═══ Entries shown ═══
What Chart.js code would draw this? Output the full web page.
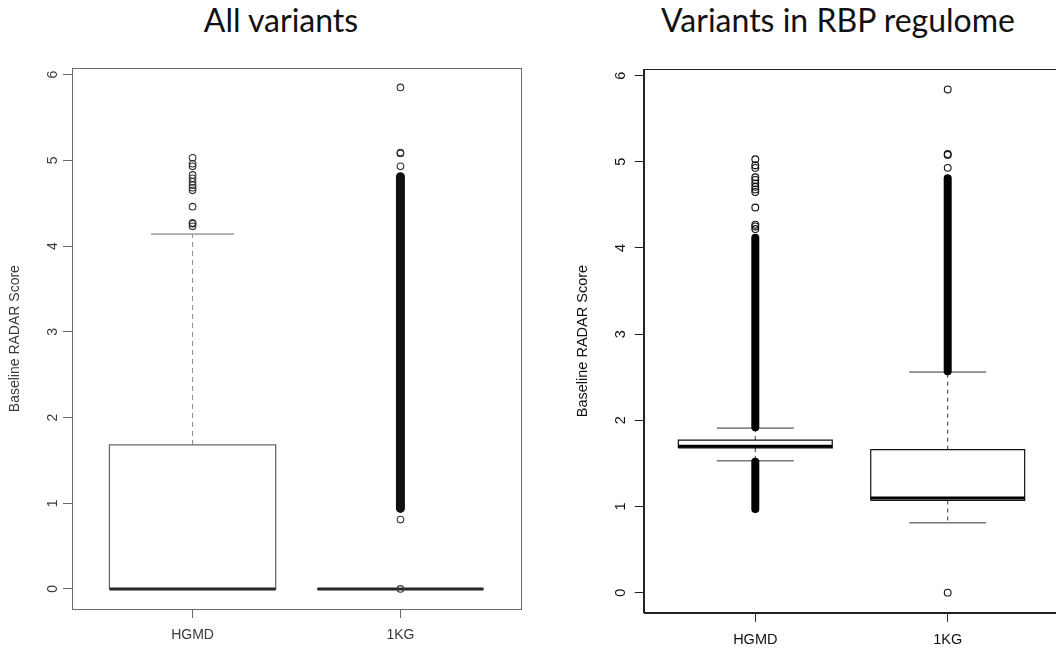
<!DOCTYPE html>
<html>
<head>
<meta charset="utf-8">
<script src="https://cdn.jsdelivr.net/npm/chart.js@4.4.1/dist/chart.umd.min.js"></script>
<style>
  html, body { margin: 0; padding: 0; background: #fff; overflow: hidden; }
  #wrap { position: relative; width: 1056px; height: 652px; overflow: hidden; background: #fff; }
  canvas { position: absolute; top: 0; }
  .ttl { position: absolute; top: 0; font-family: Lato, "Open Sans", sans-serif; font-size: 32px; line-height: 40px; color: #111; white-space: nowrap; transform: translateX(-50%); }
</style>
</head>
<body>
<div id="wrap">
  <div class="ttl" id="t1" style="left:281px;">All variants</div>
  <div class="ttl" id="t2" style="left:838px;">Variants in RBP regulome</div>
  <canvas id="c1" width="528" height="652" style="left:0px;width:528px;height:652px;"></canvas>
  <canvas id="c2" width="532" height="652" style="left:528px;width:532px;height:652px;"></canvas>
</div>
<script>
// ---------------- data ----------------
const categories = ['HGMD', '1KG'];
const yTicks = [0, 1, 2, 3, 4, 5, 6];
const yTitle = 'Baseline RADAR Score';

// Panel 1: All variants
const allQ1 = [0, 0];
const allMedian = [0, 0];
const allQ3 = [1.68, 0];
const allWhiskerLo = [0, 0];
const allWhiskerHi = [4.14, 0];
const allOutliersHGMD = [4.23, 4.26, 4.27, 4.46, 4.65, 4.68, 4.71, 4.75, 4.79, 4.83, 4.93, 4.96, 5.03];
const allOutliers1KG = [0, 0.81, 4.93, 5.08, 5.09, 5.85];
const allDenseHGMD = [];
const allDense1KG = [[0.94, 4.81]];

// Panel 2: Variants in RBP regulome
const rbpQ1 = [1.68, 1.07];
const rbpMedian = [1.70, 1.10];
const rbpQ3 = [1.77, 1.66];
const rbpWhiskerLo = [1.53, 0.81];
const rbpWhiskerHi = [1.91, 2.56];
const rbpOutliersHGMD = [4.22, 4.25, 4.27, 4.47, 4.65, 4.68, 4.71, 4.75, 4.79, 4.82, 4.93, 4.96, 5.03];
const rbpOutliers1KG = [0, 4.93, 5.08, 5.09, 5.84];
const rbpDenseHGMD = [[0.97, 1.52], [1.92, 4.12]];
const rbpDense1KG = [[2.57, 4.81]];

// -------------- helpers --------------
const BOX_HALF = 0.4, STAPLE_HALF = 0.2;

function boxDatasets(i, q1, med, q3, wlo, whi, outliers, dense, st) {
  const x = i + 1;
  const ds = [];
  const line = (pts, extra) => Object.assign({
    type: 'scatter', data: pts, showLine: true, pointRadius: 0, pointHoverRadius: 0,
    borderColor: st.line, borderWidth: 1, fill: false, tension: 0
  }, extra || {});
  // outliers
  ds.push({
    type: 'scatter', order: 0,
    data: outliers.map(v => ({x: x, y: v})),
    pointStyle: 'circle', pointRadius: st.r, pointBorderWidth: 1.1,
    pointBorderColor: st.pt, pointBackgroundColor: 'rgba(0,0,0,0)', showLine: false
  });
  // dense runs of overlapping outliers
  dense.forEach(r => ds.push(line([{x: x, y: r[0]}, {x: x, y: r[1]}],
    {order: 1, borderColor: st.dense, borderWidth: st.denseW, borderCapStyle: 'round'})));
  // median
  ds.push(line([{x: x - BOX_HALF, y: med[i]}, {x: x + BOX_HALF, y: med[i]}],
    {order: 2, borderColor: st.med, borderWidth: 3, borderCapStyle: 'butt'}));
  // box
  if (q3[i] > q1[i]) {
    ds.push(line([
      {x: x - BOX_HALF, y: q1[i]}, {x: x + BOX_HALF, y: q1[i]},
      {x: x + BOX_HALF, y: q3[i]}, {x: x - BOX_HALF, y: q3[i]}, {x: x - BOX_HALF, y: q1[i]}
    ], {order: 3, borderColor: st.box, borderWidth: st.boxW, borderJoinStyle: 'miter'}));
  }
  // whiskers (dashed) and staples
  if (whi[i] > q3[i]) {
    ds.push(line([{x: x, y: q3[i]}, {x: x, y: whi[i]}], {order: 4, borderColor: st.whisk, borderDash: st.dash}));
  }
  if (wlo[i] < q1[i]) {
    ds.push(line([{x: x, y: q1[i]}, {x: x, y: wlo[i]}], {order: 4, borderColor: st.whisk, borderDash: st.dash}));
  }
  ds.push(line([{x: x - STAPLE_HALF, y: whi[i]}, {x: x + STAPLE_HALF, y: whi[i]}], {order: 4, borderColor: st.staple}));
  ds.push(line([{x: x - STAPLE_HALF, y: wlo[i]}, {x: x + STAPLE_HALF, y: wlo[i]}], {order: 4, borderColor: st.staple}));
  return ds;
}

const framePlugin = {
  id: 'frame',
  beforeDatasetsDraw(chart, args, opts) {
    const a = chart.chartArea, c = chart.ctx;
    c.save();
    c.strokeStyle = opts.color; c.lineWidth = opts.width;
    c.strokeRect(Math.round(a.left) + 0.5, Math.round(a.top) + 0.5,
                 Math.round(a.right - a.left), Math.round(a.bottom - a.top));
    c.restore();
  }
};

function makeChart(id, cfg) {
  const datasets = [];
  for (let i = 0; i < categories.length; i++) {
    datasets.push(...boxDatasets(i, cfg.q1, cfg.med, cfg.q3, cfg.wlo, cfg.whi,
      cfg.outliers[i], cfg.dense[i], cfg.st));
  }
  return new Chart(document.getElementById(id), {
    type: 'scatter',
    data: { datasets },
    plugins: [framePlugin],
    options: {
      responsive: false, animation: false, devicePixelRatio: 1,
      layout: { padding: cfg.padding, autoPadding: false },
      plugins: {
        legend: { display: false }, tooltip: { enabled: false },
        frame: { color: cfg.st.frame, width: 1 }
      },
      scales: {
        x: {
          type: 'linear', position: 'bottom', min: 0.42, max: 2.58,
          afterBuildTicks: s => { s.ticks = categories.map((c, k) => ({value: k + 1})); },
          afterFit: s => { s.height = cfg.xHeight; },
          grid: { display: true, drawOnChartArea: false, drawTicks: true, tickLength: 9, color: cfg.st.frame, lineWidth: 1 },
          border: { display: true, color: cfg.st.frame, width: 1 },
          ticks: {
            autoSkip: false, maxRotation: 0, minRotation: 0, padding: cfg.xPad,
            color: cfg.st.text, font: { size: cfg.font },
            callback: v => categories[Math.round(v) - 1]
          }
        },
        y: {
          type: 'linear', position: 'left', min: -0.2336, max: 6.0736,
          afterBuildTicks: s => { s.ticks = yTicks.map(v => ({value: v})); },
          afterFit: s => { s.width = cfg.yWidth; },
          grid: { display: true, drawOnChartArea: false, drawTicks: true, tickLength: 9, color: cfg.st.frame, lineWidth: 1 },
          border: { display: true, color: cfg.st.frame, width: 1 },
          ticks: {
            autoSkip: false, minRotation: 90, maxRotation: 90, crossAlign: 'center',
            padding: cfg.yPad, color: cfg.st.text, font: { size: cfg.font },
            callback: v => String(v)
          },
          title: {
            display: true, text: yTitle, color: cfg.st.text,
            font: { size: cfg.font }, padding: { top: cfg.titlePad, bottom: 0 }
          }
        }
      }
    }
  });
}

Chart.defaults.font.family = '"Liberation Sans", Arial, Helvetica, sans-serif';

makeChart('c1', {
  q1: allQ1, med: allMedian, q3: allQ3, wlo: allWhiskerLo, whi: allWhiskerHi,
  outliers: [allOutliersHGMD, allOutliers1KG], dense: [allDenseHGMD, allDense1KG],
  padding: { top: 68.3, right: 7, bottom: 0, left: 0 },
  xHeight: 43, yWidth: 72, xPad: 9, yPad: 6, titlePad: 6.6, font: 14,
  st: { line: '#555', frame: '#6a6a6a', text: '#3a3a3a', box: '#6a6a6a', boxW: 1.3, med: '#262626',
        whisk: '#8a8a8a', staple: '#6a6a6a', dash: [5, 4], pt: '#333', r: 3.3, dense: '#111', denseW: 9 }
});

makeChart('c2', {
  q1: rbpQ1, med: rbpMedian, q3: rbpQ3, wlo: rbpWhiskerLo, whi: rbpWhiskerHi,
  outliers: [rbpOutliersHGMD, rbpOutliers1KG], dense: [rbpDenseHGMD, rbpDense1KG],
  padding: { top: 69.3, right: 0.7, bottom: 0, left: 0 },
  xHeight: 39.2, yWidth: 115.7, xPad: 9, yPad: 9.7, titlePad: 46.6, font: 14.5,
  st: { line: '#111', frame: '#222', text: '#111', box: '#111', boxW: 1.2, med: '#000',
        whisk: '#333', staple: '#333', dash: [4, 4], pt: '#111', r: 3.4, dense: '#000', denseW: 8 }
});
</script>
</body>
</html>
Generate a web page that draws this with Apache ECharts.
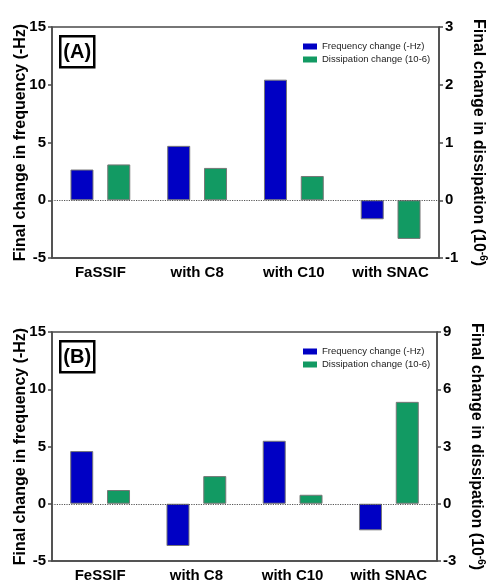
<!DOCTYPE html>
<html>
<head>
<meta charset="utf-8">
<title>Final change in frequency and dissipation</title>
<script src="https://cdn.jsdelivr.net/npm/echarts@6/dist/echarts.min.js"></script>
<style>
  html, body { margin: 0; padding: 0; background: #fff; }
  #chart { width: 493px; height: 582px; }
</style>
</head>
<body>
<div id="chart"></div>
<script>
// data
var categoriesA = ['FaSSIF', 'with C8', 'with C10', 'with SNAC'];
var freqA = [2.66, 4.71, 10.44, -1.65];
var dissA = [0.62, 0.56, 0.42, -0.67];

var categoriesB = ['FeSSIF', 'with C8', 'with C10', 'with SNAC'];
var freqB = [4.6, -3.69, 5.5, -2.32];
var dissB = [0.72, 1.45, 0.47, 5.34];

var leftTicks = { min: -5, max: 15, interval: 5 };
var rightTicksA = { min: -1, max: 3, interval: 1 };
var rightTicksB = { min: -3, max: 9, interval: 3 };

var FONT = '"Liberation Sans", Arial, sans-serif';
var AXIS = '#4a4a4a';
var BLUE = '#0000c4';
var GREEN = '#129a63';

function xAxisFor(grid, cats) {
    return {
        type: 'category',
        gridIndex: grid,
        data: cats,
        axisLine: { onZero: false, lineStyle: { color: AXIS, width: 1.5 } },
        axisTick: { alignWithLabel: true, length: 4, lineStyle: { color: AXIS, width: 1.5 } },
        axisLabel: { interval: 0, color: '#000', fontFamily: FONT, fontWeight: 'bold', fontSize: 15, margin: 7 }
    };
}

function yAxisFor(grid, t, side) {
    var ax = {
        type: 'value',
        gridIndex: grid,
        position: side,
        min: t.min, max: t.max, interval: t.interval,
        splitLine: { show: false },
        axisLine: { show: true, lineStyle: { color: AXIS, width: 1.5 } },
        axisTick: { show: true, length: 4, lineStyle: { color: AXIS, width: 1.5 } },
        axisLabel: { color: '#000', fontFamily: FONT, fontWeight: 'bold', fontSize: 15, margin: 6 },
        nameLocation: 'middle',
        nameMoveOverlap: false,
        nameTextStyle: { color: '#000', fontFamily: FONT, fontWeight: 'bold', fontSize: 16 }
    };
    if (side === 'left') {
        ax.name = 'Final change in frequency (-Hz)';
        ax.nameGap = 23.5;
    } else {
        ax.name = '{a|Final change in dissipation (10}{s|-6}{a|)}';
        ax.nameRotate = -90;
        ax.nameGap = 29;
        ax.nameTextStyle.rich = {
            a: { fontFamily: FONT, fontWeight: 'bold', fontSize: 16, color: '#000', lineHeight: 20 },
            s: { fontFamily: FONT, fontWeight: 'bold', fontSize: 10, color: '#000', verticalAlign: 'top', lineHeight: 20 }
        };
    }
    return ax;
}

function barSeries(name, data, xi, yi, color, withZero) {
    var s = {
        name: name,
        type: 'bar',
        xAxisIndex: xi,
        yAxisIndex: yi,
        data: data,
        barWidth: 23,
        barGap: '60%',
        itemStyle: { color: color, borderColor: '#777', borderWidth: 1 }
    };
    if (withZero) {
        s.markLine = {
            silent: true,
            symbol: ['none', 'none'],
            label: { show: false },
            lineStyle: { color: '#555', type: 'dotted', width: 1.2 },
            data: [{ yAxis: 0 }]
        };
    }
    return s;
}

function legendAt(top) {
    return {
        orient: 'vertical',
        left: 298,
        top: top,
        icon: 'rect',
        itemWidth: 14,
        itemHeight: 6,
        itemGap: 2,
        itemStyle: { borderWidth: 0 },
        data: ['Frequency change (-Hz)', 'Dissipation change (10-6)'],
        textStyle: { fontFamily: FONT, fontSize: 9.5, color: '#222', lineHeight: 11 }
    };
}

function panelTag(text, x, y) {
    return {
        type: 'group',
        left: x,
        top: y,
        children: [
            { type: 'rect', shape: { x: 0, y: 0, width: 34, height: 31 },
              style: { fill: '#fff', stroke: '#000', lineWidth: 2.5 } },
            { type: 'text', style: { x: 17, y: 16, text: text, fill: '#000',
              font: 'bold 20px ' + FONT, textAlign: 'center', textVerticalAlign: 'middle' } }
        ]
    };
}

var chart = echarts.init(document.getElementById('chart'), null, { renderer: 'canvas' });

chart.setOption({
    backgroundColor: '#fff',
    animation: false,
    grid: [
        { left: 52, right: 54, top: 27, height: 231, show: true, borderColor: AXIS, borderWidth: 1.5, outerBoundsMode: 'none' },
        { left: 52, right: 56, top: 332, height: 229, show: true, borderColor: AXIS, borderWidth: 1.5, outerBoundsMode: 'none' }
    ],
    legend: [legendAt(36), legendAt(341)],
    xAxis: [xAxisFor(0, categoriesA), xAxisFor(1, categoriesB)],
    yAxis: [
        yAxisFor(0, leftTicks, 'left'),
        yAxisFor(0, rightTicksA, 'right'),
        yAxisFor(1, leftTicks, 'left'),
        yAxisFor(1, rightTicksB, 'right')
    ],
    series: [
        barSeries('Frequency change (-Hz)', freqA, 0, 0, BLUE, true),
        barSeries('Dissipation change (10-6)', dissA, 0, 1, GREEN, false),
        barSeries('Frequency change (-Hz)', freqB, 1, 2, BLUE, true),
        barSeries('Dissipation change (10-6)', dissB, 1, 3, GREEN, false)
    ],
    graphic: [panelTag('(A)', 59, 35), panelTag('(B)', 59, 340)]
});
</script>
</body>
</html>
═══
_Work to complete_:
Look through the listing and extract every line with "this" in it.

_Exercise result_:
What Chart.js code would draw this? Output the full web page.
Generate a web page that draws this with Apache ECharts.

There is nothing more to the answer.